It's a Mercer family tradition

Why should we care about school traditions? They don’t even make sense half of the time. But traditions do not always have to make sense. Traditions give us the opportunity to link ourselves back to where we came from and move forward to what we are developing into.

Mercer University is an institution of higher learning that has been built upon traditions over the last 180 years. Dr. MaryAnne Drake has been a professor at Mercer for 32 years and has seen traditions come and go, but many of the most important have stuck with the school, she said.

Drake explained that traditions are important in life because she views them as “Glue. Bonding. [They] allow for common experiences – common ways to celebrate. [They] affirm who we are and what we do.”

Some of the most celebrated traditions, both social and academic, include Pilgrimage to Penfield, touching the Jesse Mercer statue, the Great Books program and climbing the Administration Tower.

Mercer University was originally established, not in Macon, but in Penfield, Ga. in 1833. The university relocated in 1871 to its current location. Every year, freshmen return to Mercer’s roots by journeying into the rural Greene County where Mercer’s original campus sat. The students join together to celebrate in the birthplace of our beloved school and share in activities including a fireworks show, a reenactment and a picnic.

Pilgrimage to Penfield has been a tradition at Mercer for many years, except when it was stopped for a brief period of time “until the students – SGA – decided that [the pilgrimage] was something we needed to do,” said Dr. Jay Black of the Center For Collaborative Journalism. The yearly pilgrimage is, as Black says, “organic” because it is not something faculty attempted to force on students but something that students valued and thought important enough to reestablish.

Every freshman also has the opportunity to rub the head of our beloved founder’s statue during Convocation to signify the beginning of
their academic careers at Mercer. Supposedly, rubbing the head of the statue of Jesse Mercer will bring good luck to students’ endeavors at Mercer. As students conclude their time at Mercer, they are again given the opportunity to rub our founder’s head on the eve of their graduation, so that they might gain good luck with their ambitions after leaving Mercer.

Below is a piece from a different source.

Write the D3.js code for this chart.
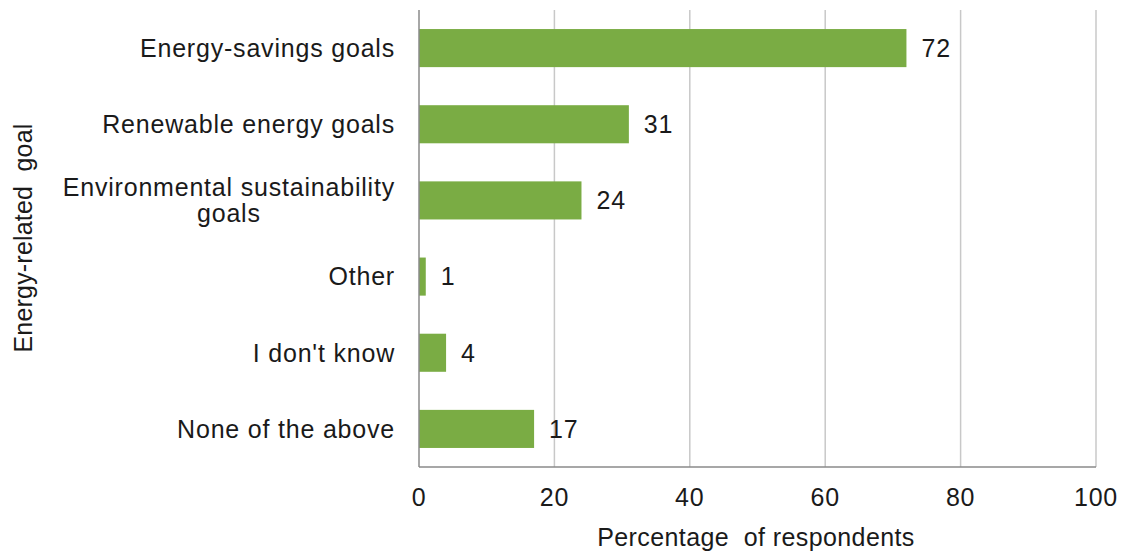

This tradition is another that was created and popularized by students. “The touching of Jesse Mercer’s head, the statue – it wasn’t a tradition until someone saw that this was a regular thing that students did,” said Black.

Another tradition involves the spires atop the Administration Building, which have become one of the most recognizable emblems of the University. Drake said that the tradition of climbing the tower and letting students sign their names has been at Mercer probably as long as she has. “I can’t remember not doing that actually,” said Drake.

Many of the most popular traditions are related to the more social aspects of our lives. However, Mercer also has academic traditions and traditional values which set it apart from other universities.

The Great Books program is an academic tradition and opportunity for students to experience “great” books from different periods throughout history.

Professor Charlotte Thomas speaks of the program as both a former student and a professor, “[Great Books] blew my mind as an 18 year old… to be liberated to develop my own interpretations of some of the oldest and most important thoughts that human beings have ever put down on paper. It blew my mind again in 1994 to have the chance to come back to Mercer to lead Great Books seminars as a faculty member.”

Great Books serves as a tradition and an opportunity to students that would not be offered in many other colleges.

One of Drake’s favorite characteristics of Mercer is “the tradition of small classes – the tradition of having close communications and close relationships with faculty and students.”

Accordingto Drake, “it’s important to have the official traditions, convocations and those things… they give the whole campus sort of a bonding experience. But probably the most important thing, for me, is small class sizes and the ability to be particularly close with students.”

At Mercer University students are not numbers. Students are individuals with names and faces and relationships with their professors that students at larger schools could only dream of having. Mercer provides students with a variety of learning opportunities that go hand in hand with appreciating the “official” traditions we have.

The best traditions are not the ones that are created for us but the ones that develop out of what matters to us. Traditions will not always last forever and new ones can be born. With the start of the new football program, there are sure to be new traditions for students to fall in love with for years to come.